| Exercise directions |
Will you write out the data exactly, excluding every picture?

*** Recorded data

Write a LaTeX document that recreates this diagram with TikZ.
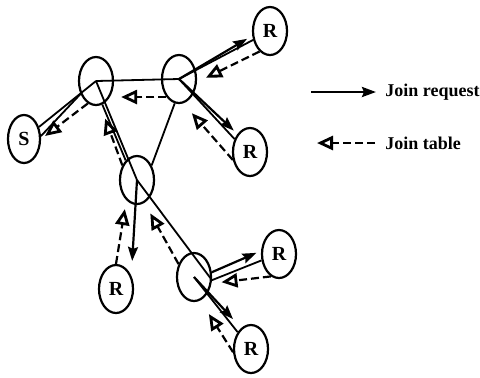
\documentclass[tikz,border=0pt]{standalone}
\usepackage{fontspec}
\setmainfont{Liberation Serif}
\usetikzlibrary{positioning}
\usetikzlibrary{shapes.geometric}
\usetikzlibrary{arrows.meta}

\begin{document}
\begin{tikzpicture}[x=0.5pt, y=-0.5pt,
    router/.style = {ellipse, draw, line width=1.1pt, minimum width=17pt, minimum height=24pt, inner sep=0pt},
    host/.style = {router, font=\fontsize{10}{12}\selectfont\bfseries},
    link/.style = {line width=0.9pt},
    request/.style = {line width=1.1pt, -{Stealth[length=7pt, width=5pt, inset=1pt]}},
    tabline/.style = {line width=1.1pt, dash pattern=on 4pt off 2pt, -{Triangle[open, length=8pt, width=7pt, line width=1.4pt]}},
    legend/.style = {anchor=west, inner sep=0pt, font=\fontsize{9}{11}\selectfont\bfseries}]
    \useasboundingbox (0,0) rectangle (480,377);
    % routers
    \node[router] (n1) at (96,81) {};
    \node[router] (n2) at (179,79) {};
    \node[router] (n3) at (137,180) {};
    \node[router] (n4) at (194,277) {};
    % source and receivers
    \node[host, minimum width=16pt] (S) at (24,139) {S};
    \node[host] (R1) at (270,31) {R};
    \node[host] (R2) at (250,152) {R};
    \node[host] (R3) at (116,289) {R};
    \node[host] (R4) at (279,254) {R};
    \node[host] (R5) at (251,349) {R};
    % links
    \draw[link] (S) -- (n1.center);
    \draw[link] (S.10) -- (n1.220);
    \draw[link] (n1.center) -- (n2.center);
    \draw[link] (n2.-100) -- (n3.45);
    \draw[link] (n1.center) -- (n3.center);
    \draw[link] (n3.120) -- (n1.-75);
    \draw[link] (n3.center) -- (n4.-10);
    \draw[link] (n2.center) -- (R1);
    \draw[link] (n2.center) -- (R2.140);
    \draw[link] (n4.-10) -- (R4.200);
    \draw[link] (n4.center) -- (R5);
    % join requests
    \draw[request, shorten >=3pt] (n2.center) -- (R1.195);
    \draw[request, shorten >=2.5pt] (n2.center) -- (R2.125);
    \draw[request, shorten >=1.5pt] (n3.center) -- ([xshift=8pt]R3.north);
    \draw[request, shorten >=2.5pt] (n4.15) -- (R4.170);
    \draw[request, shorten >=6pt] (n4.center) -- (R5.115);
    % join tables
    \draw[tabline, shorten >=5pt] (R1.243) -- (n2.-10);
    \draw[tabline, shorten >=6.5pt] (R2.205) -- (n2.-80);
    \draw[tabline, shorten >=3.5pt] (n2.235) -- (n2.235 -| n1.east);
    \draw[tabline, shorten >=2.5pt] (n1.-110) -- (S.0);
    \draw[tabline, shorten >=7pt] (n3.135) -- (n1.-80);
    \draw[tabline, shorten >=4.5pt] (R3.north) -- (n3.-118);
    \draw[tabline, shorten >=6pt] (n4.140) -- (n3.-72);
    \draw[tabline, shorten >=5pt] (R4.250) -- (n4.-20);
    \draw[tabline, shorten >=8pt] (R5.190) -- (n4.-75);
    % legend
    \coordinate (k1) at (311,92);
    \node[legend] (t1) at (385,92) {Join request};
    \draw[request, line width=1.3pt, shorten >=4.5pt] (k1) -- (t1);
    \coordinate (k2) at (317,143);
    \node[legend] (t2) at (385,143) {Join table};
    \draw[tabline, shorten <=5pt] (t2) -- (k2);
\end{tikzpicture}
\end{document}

******

| Problem solution |
Write a LaTeX document that recreates this diagram with TikZ.
\documentclass[tikz,border=0pt]{standalone}
\usepackage{fontspec}
\setmainfont{Liberation Serif}
\usetikzlibrary{positioning}
\usetikzlibrary{shapes.geometric}
\usetikzlibrary{arrows.meta}

\begin{document}
\begin{tikzpicture}[x=0.5pt, y=-0.5pt,
    router/.style = {ellipse, draw, line width=1.1pt, minimum width=17pt, minimum height=24pt, inner sep=0pt},
    host/.style = {router, font=\fontsize{10}{12}\selectfont\bfseries},
    link/.style = {line width=0.9pt},
    request/.style = {line width=1.1pt, -{Stealth[length=7pt, width=5pt, inset=1pt]}},
    tabline/.style = {line width=1.1pt, dash pattern=on 4pt off 2pt, -{Triangle[open, length=8pt, width=7pt, line width=1.4pt]}},
    legend/.style = {anchor=west, inner sep=0pt, font=\fontsize{9}{11}\selectfont\bfseries}]
    \useasboundingbox (0,0) rectangle (480,377);
    % routers
    \node[router] (n1) at (96,81) {};
    \node[router] (n2) at (179,79) {};
    \node[router] (n3) at (137,180) {};
    \node[router] (n4) at (194,277) {};
    % source and receivers
    \node[host, minimum width=16pt] (S) at (24,139) {S};
    \node[host] (R1) at (270,31) {R};
    \node[host] (R2) at (250,152) {R};
    \node[host] (R3) at (116,289) {R};
    \node[host] (R4) at (279,254) {R};
    \node[host] (R5) at (251,349) {R};
    % links
    \draw[link] (S) -- (n1.center);
    \draw[link] (S.10) -- (n1.220);
    \draw[link] (n1.center) -- (n2.center);
    \draw[link] (n2.-100) -- (n3.45);
    \draw[link] (n1.center) -- (n3.center);
    \draw[link] (n3.120) -- (n1.-75);
    \draw[link] (n3.center) -- (n4.-10);
    \draw[link] (n2.center) -- (R1);
    \draw[link] (n2.center) -- (R2.140);
    \draw[link] (n4.-10) -- (R4.200);
    \draw[link] (n4.center) -- (R5);
    % join requests
    \draw[request, shorten >=3pt] (n2.center) -- (R1.195);
    \draw[request, shorten >=2.5pt] (n2.center) -- (R2.125);
    \draw[request, shorten >=1.5pt] (n3.center) -- ([xshift=8pt]R3.north);
    \draw[request, shorten >=2.5pt] (n4.15) -- (R4.170);
    \draw[request, shorten >=6pt] (n4.center) -- (R5.115);
    % join tables
    \draw[tabline, shorten >=5pt] (R1.243) -- (n2.-10);
    \draw[tabline, shorten >=6.5pt] (R2.205) -- (n2.-80);
    \draw[tabline, shorten >=3.5pt] (n2.235) -- (n2.235 -| n1.east);
    \draw[tabline, shorten >=2.5pt] (n1.-110) -- (S.0);
    \draw[tabline, shorten >=7pt] (n3.135) -- (n1.-80);
    \draw[tabline, shorten >=4.5pt] (R3.north) -- (n3.-118);
    \draw[tabline, shorten >=6pt] (n4.140) -- (n3.-72);
    \draw[tabline, shorten >=5pt] (R4.250) -- (n4.-20);
    \draw[tabline, shorten >=8pt] (R5.190) -- (n4.-75);
    % legend
    \coordinate (k1) at (311,92);
    \node[legend] (t1) at (385,92) {Join request};
    \draw[request, line width=1.3pt, shorten >=4.5pt] (k1) -- (t1);
    \coordinate (k2) at (317,143);
    \node[legend] (t2) at (385,143) {Join table};
    \draw[tabline, shorten <=5pt] (t2) -- (k2);
\end{tikzpicture}
\end{document}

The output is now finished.